A detailed analysis of the Australian appliance market by the Citi Equities team claims that the “Appliance tailwind for electronics retailers is fading”.

They claim that while the fundamentals of the appliances category remain sound, competitive and cyclical headwinds are emerging for retailers.

They also claim that Harvey Norman has peaked and that there are risks associated in JB Hi Fi acquiring the Good Guys.

Citi said that after Telco, appliances have underpinned growth for consumer electronics retailers and that appliances have outperformed all major electronics categories with the exception of Telco over the past 18 months.

Citi claim that both small and large appliances are key categories for Harvey Norman, which they estimate accounts for 32% of franchisee sales at the mass retailer.

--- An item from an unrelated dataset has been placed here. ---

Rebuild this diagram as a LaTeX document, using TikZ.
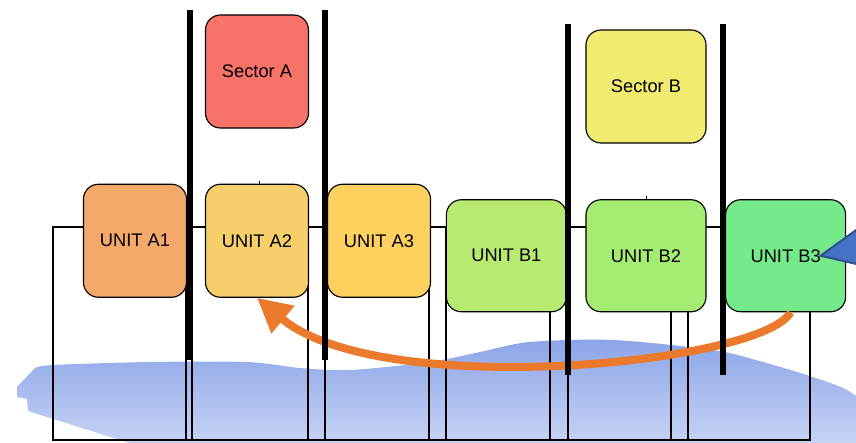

They claim that Harvey Norman has approximately 29% of the appliance market and that they are the leading retailer in the category. This makes them a target for a combined JB Hi Fi Good Guys assault or by a revitalised The Good Guys under new management who is looking for growth.

While appliances are a small category for JB Hi-Fi currently, around 3% of sales, Citi claim that it is still too early to clearly analyse the impact that the JB Hi Fi HOME Business is having on the market.

They said “We do believe that appliances are expected to contribute materially to growth over the medium term for JB Hi Fi.

Currently JB Hi Fi is planning to double their appliances space by FY20 and that they are currently rapidly expanding its appliances offering, as a result, appliances constitute approximately one third of the sales and earnings growth in the business.

Citi said that they expect JBH to deploy 40,000 sqm of floor space to appliances by FY20, up from 20,000 sqm in FY16 and that they will reach 10% share in small appliances and 3% share in large appliances by FY20.

They said “We do not expect JB Hi-Fi to grow the appliances category materially, so this share is expected to come from incumbents Harvey Norman and The Good Guys”.

Citi said that Harvey Norman is a primary beneficiary of the housing cycle and that appliances have delivered strong performance for the retailer during the past five quarters.

However, Citi, expect comp sales growth in the HN, Australian franchisee business to have peaked in 1H16, with underlying category growth of 3.9% and 2.9% in FY17 and FY18 forecast.

Overall Citi estimate appliance categories have gross margins between 25% – 26%, which is higher than tech and AV categories which are typically between 21% and 22%.

The problem for most retailers selling appliances is that large appliances in particular require greater floor space and higher rents, and have lower stock turns, reducing the operating leverage on in-store labour.

Citi estimate appliances sales productivity to be $8,000/sqm to $12,000/sqm for the industry.

We estimate this is 30-40% lower than AV, tech and telco, and half the level of JB Hi-Fi ($19,000/sqm), which Citi claim has industry leading sales productivity.

We expect good electronics retailers to be able to generate EBIT dollar growth from incremental sales in appliances, due to the complementarity of the categories.

Citi said that Both large and small appliance suppliers have experienced double-digit sales growth over the past five quarters, benefiting from favourable housing and FX and that they consider mid-single digit sales growth to be sustainable due to a lack of deflation.

AV and IT, appliances products do not experience underlying -5% to -10% deflation.

They said that appliances are expected to grow in line with “household formation and population”.